Abraham Verghese, Professor and Senior Associate Chair for the Theory and Practice of Medicine at the Stanford University School of Medicine and author of Cutting For Stone, conveys to his audience that fixing others doesn’t matter if you are not willing to fix yourself. Verghese does an excellent job of taking his readers into the demanding medical world of two conjoined twins secluded in the Addis Ababa, full of devastating family catastrophes, surreal medical surgeries, and strong internal conflict.
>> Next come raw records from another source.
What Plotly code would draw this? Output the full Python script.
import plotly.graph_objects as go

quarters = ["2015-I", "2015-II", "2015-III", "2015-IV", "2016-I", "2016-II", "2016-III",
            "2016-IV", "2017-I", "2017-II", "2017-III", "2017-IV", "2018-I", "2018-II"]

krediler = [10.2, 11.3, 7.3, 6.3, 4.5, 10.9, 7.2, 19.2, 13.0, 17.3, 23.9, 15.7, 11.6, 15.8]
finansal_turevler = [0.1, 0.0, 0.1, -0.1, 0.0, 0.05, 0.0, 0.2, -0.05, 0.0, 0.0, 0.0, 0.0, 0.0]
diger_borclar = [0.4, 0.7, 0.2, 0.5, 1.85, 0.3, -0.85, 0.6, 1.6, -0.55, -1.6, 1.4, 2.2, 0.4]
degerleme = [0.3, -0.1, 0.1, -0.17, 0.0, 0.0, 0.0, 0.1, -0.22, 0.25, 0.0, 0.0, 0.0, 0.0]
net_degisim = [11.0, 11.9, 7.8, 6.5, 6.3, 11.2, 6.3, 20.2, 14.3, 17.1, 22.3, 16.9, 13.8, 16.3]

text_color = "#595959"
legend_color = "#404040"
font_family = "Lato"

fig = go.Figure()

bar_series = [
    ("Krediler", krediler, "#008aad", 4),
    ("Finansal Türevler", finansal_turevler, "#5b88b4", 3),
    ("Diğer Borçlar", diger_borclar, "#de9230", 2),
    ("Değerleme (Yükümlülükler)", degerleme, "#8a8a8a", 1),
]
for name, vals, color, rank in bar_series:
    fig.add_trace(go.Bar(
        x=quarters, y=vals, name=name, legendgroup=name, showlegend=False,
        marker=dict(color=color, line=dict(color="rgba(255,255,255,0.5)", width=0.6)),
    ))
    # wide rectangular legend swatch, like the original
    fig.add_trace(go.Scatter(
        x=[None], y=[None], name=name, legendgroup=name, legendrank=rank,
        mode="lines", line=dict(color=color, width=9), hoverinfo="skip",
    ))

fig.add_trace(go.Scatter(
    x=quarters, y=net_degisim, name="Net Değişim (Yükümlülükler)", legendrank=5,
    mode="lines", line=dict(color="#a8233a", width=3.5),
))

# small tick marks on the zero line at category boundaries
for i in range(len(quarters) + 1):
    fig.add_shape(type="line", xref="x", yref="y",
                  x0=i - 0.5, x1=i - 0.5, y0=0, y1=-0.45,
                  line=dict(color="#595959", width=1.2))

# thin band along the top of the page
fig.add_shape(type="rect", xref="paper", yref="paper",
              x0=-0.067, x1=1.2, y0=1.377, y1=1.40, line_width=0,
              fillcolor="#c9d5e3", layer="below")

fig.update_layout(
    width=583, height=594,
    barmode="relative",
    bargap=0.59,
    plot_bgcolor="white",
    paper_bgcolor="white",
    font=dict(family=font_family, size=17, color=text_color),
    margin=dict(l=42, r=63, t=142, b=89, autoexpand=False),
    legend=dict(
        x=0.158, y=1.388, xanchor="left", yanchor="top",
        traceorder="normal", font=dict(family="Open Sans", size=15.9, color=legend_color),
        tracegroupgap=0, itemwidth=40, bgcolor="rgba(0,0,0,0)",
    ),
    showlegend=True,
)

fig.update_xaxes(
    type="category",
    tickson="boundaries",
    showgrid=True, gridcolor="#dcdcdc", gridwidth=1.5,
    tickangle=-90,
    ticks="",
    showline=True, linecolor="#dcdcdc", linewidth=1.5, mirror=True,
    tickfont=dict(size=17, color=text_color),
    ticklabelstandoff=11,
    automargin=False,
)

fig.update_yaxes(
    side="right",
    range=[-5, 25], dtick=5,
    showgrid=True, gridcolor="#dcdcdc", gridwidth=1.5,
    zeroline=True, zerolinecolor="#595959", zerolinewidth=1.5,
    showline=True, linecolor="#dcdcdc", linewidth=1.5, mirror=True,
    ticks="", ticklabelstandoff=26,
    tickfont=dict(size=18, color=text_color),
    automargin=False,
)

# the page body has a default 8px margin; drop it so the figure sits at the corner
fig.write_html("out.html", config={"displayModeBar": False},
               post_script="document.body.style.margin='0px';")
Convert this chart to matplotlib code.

On September 20th, 1954, Marion and Shiva Stone are born in Addis Ababa, the same day their mother, a nun, Sister Mary Joseph Praise died of difficulties from her secret pregnancy. The boys are conjoined at the skull, yet separated at birth; Dr. Kalpana Hemlatha, a strong woman known as Hema, and Dr. Abhi Ghosh, both doctors at the Missing hospital, raise them after their mother dies and father abandons them. The birthplace and home to the story is Missing Hospital, it’s called: “Missing was really Mission Hospital, a word that on the Ethiopian tongue came out with a hiss so it sounded like ‘Missing.’ ” They grow up during the political disorder of Ethiopia and in 1979 Marion flees, first to Nairobi and finally to New York, to free himself from false accusations and to purse his career as a surgeon. Shiva, too, goes into the medical field, specializing in treating vaginal fistula, for which his work is acclaimed in the New York Times. Almost supernaturally close as children, the brothers become more and more detached as the novel progresses; they are dramatically reunited at its end — through the mysterious help of the long-vanished Thomas Stone, their biological father.
The constant surgeries, throughout the book, keep the reader on their toes, but the book does not necessarily start off that way. Verghese includes a great amount of story, before the main plot, in order for the reader to understand the world in which the young twins come into. Praise and Stone, the biological parents of the twins, are not often seen throughout the book, but the impact that the two make on the young boys, and their caretakers, provide context for the world that the boys will try to survive in. Verghese gives a glimpse into the lives of each parental figure to establish the multiple influences that will create the personalities of the boys. Although the boys lack answers to some of their life mysteries, the bond that they share helps create a sense of companionship.
Verghese sets this book in the point of view of Marion Stone, one of the twins. The reader sees Marion’s inner struggles, sympathizes with him, and gets frustrated with him, also. An interesting point that one could make about the book is Marion’s knowledge of things going on both before, and during, his entrance into the world; the boys are born with the knowledge and awareness of all their surroundings. From the beginning of the novel, the reader comprehends that these infants will not grow up to be normal identical twins; their shared bond as MarionShiva brings forth a new feature that many authors have not explored, yet. It is known that Marion is the not favored twin, for Shiva is brilliant, cunning, and manipulating; through this the reader takes sides and understands that people who are so similar can be so different.
Cutting for Stone contains all the elements of an exceptional book: troubled main character, inner turmoil finally resolved, and a life filled with an undying passion. Marion and Shiva’s passion for medicine truly show how influential the healing process is. It is evident in today’s society that we care only for ourselves, but as we see through the eyes of Marion it is finally understood that caring for others has the ability to heal our souls.